SUPPLIED RECORDS:
-- START --
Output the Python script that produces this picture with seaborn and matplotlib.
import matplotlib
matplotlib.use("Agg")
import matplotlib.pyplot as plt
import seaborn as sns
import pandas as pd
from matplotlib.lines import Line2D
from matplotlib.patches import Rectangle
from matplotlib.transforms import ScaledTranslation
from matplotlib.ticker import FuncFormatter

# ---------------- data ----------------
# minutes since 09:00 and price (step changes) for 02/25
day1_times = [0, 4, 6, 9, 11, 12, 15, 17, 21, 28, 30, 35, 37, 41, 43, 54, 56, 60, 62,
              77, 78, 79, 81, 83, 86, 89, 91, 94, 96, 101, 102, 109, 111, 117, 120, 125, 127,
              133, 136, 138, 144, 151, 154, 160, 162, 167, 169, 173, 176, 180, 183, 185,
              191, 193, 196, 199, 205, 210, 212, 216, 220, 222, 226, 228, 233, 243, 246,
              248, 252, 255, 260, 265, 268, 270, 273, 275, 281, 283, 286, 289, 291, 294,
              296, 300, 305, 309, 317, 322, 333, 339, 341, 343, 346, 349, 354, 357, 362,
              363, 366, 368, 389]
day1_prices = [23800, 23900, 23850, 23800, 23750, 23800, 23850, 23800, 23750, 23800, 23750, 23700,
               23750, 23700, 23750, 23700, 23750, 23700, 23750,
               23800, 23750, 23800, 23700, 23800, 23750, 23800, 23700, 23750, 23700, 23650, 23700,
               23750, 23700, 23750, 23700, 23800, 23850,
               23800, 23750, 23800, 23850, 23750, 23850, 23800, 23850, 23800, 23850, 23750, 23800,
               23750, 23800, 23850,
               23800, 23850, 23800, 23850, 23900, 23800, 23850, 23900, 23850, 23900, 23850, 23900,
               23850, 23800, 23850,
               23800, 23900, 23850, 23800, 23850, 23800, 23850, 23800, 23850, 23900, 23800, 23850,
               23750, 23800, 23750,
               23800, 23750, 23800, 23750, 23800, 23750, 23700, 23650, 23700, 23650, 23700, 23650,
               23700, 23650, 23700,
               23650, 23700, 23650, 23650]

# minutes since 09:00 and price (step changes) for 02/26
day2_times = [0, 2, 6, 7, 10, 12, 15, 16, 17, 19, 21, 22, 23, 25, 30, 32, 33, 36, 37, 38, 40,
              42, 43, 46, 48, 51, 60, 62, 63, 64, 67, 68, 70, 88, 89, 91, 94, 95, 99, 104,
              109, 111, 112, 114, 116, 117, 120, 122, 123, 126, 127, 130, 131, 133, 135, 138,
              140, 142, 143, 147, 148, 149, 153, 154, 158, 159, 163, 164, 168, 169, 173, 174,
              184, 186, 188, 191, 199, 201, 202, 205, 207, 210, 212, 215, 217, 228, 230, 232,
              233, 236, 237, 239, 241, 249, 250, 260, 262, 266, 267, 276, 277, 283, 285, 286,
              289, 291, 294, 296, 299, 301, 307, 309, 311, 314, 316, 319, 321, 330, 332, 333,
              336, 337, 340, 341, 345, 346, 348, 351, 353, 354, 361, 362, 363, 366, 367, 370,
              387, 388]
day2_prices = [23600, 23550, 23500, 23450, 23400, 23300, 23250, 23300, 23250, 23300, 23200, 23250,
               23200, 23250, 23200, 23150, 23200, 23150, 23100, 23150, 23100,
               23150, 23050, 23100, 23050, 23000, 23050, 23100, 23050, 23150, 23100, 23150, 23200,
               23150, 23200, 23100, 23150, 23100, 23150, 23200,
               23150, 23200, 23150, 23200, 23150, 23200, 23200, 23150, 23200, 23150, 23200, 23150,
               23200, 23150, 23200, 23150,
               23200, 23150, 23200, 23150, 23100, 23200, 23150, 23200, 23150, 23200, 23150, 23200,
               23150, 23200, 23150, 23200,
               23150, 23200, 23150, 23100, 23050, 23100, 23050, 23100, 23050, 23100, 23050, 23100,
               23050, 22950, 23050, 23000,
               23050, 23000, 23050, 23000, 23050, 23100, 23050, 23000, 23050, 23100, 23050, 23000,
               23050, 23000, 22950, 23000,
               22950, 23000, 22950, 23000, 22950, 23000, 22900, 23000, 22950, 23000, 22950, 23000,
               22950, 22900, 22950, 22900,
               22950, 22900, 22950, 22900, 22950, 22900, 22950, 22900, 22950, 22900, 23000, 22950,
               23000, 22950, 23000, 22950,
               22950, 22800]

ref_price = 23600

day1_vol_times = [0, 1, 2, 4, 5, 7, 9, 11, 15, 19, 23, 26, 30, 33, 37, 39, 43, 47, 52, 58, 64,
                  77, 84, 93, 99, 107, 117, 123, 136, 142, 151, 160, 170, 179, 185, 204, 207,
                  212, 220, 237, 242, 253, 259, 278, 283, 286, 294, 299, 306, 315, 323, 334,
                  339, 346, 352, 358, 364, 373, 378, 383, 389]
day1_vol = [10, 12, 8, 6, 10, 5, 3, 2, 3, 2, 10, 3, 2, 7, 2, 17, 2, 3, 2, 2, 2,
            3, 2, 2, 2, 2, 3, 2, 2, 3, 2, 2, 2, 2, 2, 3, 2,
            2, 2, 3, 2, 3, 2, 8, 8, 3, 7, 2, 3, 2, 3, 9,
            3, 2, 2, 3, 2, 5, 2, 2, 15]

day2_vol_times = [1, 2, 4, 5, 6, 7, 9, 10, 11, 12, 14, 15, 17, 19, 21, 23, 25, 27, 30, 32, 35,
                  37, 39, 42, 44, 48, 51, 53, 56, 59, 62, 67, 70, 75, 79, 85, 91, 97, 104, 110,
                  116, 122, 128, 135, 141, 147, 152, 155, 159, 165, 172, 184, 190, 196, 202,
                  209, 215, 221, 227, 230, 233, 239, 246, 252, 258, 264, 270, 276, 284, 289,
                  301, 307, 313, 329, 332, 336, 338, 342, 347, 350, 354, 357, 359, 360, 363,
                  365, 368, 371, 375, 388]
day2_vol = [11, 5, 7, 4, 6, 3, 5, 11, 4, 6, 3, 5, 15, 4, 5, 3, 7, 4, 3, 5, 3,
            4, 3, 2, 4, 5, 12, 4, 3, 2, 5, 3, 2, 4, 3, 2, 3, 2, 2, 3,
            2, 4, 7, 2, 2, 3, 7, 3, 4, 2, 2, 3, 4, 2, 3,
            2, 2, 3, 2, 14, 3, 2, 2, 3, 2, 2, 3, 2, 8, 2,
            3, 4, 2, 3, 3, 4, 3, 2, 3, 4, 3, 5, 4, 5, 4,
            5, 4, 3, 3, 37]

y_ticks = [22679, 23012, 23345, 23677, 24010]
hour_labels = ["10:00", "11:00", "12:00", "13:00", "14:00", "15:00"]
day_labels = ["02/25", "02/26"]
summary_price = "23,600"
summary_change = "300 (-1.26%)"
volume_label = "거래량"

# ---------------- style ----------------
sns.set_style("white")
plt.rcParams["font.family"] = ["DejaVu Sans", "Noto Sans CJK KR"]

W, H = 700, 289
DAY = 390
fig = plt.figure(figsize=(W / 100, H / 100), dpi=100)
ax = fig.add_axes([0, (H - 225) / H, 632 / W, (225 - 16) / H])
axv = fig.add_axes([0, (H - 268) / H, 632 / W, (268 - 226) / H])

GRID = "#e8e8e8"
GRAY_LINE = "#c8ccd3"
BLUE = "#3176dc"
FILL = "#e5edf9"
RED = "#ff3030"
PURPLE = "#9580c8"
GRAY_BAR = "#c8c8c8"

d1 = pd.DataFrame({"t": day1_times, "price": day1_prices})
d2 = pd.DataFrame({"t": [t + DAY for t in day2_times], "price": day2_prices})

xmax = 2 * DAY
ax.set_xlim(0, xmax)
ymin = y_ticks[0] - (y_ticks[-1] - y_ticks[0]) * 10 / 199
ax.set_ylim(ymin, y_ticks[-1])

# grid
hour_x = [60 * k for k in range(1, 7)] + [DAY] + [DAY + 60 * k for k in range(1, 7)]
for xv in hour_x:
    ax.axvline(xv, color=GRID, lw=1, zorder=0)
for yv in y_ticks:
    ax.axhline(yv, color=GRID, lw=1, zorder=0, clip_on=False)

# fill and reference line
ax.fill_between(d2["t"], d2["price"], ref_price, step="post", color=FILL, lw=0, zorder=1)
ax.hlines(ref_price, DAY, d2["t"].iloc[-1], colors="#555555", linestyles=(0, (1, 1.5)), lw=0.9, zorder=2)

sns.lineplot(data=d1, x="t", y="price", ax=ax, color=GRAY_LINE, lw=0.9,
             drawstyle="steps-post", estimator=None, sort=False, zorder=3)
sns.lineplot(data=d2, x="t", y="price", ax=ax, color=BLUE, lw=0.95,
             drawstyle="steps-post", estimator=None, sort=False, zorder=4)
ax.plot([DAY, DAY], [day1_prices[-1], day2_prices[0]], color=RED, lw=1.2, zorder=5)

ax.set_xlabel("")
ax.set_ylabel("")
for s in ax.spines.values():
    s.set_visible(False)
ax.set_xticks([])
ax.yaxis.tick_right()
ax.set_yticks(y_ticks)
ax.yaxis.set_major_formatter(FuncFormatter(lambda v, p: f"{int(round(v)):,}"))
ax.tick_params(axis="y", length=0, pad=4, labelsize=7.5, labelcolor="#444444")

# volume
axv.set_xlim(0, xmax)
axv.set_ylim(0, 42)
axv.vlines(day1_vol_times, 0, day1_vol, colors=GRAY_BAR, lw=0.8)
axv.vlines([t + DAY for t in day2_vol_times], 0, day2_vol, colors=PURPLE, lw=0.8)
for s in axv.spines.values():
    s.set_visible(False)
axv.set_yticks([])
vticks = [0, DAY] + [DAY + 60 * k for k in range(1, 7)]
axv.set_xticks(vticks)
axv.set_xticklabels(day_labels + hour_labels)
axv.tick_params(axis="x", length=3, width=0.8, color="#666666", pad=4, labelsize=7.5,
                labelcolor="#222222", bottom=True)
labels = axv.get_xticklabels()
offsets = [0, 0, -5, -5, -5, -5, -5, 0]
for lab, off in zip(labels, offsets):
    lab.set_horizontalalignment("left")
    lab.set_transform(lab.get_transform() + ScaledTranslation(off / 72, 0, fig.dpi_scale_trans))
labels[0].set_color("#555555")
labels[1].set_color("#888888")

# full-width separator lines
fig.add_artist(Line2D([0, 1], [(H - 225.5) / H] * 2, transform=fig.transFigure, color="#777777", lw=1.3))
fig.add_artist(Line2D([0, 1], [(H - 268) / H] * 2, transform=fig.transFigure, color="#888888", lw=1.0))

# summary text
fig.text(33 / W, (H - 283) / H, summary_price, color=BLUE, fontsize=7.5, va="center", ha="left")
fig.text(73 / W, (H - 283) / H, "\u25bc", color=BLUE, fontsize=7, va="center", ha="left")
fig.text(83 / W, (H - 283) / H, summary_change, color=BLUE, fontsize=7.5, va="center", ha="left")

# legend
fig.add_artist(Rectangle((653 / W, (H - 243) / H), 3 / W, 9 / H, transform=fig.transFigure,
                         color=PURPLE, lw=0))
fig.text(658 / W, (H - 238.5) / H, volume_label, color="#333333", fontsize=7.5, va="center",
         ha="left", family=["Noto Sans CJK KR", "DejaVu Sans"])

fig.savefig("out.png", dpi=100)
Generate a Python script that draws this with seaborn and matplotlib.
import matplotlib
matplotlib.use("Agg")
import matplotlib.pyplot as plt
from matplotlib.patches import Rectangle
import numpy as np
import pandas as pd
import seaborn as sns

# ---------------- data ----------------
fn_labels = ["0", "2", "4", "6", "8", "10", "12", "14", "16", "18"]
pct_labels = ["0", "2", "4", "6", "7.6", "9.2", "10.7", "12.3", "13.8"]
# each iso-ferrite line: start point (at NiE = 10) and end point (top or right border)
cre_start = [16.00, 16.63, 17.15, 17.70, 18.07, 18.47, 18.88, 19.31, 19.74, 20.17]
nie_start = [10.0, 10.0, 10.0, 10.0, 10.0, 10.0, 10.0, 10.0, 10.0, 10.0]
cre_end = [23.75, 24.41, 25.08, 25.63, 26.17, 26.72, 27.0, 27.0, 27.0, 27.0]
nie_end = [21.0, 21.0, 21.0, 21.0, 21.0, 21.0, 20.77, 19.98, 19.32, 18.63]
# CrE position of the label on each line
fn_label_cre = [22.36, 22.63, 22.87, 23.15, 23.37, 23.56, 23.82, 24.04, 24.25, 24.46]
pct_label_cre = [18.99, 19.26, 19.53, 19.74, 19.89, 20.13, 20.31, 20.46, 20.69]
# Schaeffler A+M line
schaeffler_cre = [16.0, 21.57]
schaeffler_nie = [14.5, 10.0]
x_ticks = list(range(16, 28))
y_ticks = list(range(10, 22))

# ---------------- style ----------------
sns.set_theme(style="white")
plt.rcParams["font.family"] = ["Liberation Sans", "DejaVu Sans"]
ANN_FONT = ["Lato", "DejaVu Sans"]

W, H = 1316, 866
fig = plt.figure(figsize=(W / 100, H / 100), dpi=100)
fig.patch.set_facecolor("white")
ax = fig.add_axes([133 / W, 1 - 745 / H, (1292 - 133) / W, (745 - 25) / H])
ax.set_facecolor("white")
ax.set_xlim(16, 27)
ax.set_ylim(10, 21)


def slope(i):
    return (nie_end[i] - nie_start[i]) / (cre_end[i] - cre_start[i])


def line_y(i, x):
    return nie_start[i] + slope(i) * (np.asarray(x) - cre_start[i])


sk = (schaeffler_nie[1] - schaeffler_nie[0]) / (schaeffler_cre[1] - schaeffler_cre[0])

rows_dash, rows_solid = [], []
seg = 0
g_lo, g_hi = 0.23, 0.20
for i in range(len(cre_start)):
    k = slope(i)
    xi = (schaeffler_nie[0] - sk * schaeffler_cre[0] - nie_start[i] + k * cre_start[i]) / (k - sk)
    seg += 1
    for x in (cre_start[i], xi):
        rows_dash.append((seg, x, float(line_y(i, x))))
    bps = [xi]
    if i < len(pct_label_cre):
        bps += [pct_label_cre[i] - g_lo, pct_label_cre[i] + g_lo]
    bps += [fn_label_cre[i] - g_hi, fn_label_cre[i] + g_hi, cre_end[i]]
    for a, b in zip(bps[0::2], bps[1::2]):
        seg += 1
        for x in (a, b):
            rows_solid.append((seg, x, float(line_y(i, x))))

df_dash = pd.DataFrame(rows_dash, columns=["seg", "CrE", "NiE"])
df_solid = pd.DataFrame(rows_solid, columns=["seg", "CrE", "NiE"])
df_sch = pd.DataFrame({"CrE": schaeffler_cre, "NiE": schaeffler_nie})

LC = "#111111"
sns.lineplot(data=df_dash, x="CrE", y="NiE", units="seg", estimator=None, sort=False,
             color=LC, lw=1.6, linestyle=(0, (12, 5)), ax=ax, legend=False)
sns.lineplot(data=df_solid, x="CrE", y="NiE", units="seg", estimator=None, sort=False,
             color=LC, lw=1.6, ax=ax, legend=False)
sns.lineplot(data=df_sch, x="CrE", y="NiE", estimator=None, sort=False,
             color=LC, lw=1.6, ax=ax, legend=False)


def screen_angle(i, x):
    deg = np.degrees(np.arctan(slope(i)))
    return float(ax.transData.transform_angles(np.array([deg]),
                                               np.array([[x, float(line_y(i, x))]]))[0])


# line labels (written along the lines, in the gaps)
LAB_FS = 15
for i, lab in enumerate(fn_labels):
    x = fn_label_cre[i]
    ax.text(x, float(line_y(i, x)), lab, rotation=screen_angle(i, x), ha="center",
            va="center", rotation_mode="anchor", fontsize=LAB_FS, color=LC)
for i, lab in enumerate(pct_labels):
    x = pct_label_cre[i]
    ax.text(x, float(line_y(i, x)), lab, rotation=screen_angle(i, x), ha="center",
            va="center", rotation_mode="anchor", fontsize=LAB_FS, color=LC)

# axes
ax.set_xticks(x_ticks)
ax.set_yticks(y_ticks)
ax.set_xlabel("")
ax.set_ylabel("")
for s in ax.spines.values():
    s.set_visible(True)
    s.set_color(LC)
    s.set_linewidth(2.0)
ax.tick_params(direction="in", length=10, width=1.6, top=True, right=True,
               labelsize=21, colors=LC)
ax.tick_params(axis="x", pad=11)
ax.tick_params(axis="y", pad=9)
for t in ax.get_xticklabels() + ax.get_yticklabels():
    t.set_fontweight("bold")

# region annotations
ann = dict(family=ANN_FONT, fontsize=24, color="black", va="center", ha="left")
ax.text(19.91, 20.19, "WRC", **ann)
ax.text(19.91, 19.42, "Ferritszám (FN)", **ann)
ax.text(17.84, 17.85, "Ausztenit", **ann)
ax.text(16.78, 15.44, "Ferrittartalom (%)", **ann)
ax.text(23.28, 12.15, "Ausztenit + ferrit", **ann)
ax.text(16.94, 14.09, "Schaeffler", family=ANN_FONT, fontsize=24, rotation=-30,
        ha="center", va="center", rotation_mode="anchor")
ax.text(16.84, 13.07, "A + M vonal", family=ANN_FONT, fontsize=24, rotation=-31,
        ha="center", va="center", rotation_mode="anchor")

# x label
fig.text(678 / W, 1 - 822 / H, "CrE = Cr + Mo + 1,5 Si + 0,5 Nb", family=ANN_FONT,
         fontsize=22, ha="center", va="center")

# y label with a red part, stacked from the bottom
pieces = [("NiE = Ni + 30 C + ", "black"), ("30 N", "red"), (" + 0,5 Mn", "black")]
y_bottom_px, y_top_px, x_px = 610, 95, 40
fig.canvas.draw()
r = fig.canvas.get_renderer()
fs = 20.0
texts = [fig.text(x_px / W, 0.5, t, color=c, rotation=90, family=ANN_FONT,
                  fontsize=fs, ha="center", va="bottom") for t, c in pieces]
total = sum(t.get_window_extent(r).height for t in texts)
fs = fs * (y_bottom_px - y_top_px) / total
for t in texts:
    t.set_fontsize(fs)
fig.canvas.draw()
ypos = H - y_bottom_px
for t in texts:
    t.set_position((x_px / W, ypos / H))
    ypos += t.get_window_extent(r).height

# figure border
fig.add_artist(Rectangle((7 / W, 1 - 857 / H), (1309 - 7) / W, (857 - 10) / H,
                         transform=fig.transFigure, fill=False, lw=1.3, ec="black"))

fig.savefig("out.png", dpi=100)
-- END --
WHAT YOU WILL DO:
Write out the listing's lines exactly, from its first line through the line that contains "from matplotlib.ticker import FuncFormatter", and stop there.

RESULT OF THE EXERCISE:
Output the Python script that produces this picture with seaborn and matplotlib.
import matplotlib
matplotlib.use("Agg")
import matplotlib.pyplot as plt
import seaborn as sns
import pandas as pd
from matplotlib.lines import Line2D
from matplotlib.patches import Rectangle
from matplotlib.transforms import ScaledTranslation
from matplotlib.ticker import FuncFormatter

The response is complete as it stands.